Extract each line of the material that follows exactly and omit its pictures.
# # # # #
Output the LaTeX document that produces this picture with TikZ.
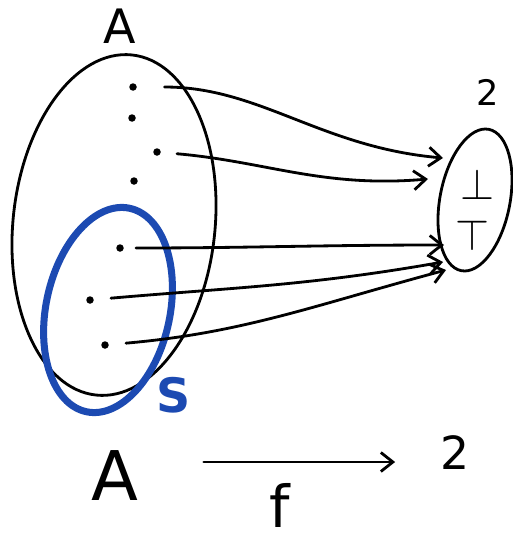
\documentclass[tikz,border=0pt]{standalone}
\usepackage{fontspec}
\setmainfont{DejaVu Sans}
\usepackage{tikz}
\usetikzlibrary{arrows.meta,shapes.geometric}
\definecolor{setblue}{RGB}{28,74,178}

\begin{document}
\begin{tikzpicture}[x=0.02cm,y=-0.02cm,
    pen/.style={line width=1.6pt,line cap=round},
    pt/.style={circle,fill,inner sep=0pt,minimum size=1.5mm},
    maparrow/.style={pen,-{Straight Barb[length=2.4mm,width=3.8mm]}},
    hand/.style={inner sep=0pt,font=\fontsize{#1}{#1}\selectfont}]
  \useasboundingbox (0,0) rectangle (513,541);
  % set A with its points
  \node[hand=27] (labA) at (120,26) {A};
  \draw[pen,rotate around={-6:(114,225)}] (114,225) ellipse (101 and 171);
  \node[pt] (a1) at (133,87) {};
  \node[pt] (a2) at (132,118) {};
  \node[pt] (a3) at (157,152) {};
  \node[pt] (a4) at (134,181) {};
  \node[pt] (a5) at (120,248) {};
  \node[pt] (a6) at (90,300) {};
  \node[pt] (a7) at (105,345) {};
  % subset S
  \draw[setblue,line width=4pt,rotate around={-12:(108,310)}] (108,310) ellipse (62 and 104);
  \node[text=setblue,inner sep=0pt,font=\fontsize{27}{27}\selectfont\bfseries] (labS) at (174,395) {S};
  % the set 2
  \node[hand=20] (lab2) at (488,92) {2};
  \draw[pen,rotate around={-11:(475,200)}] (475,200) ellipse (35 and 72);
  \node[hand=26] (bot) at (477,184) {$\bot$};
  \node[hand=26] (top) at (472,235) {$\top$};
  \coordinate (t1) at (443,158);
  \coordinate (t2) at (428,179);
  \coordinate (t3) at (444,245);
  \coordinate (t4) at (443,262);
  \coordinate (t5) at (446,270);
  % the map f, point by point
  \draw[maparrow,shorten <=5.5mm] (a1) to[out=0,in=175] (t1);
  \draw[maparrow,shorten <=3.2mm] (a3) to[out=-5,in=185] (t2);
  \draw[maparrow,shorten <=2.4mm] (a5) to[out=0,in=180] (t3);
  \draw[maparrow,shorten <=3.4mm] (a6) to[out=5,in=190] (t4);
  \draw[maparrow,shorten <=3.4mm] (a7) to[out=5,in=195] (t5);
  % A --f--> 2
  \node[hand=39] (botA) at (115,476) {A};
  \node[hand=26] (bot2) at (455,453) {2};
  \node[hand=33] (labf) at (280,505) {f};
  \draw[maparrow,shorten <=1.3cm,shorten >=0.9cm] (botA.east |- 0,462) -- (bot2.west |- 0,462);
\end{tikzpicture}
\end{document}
# # # # #
Response:
Output the LaTeX document that produces this picture with TikZ.
\documentclass[tikz,border=0pt]{standalone}
\usepackage{fontspec}
\setmainfont{DejaVu Sans}
\usepackage{tikz}
\usetikzlibrary{arrows.meta,shapes.geometric}
\definecolor{setblue}{RGB}{28,74,178}

\begin{document}
\begin{tikzpicture}[x=0.02cm,y=-0.02cm,
    pen/.style={line width=1.6pt,line cap=round},
    pt/.style={circle,fill,inner sep=0pt,minimum size=1.5mm},
    maparrow/.style={pen,-{Straight Barb[length=2.4mm,width=3.8mm]}},
    hand/.style={inner sep=0pt,font=\fontsize{#1}{#1}\selectfont}]
  \useasboundingbox (0,0) rectangle (513,541);
  % set A with its points
  \node[hand=27] (labA) at (120,26) {A};
  \draw[pen,rotate around={-6:(114,225)}] (114,225) ellipse (101 and 171);
  \node[pt] (a1) at (133,87) {};
  \node[pt] (a2) at (132,118) {};
  \node[pt] (a3) at (157,152) {};
  \node[pt] (a4) at (134,181) {};
  \node[pt] (a5) at (120,248) {};
  \node[pt] (a6) at (90,300) {};
  \node[pt] (a7) at (105,345) {};
  % subset S
  \draw[setblue,line width=4pt,rotate around={-12:(108,310)}] (108,310) ellipse (62 and 104);
  \node[text=setblue,inner sep=0pt,font=\fontsize{27}{27}\selectfont\bfseries] (labS) at (174,395) {S};
  % the set 2
  \node[hand=20] (lab2) at (488,92) {2};
  \draw[pen,rotate around={-11:(475,200)}] (475,200) ellipse (35 and 72);
  \node[hand=26] (bot) at (477,184) {$\bot$};
  \node[hand=26] (top) at (472,235) {$\top$};
  \coordinate (t1) at (443,158);
  \coordinate (t2) at (428,179);
  \coordinate (t3) at (444,245);
  \coordinate (t4) at (443,262);
  \coordinate (t5) at (446,270);
  % the map f, point by point
  \draw[maparrow,shorten <=5.5mm] (a1) to[out=0,in=175] (t1);
  \draw[maparrow,shorten <=3.2mm] (a3) to[out=-5,in=185] (t2);
  \draw[maparrow,shorten <=2.4mm] (a5) to[out=0,in=180] (t3);
  \draw[maparrow,shorten <=3.4mm] (a6) to[out=5,in=190] (t4);
  \draw[maparrow,shorten <=3.4mm] (a7) to[out=5,in=195] (t5);
  % A --f--> 2
  \node[hand=39] (botA) at (115,476) {A};
  \node[hand=26] (bot2) at (455,453) {2};
  \node[hand=33] (labf) at (280,505) {f};
  \draw[maparrow,shorten <=1.3cm,shorten >=0.9cm] (botA.east |- 0,462) -- (bot2.west |- 0,462);
\end{tikzpicture}
\end{document}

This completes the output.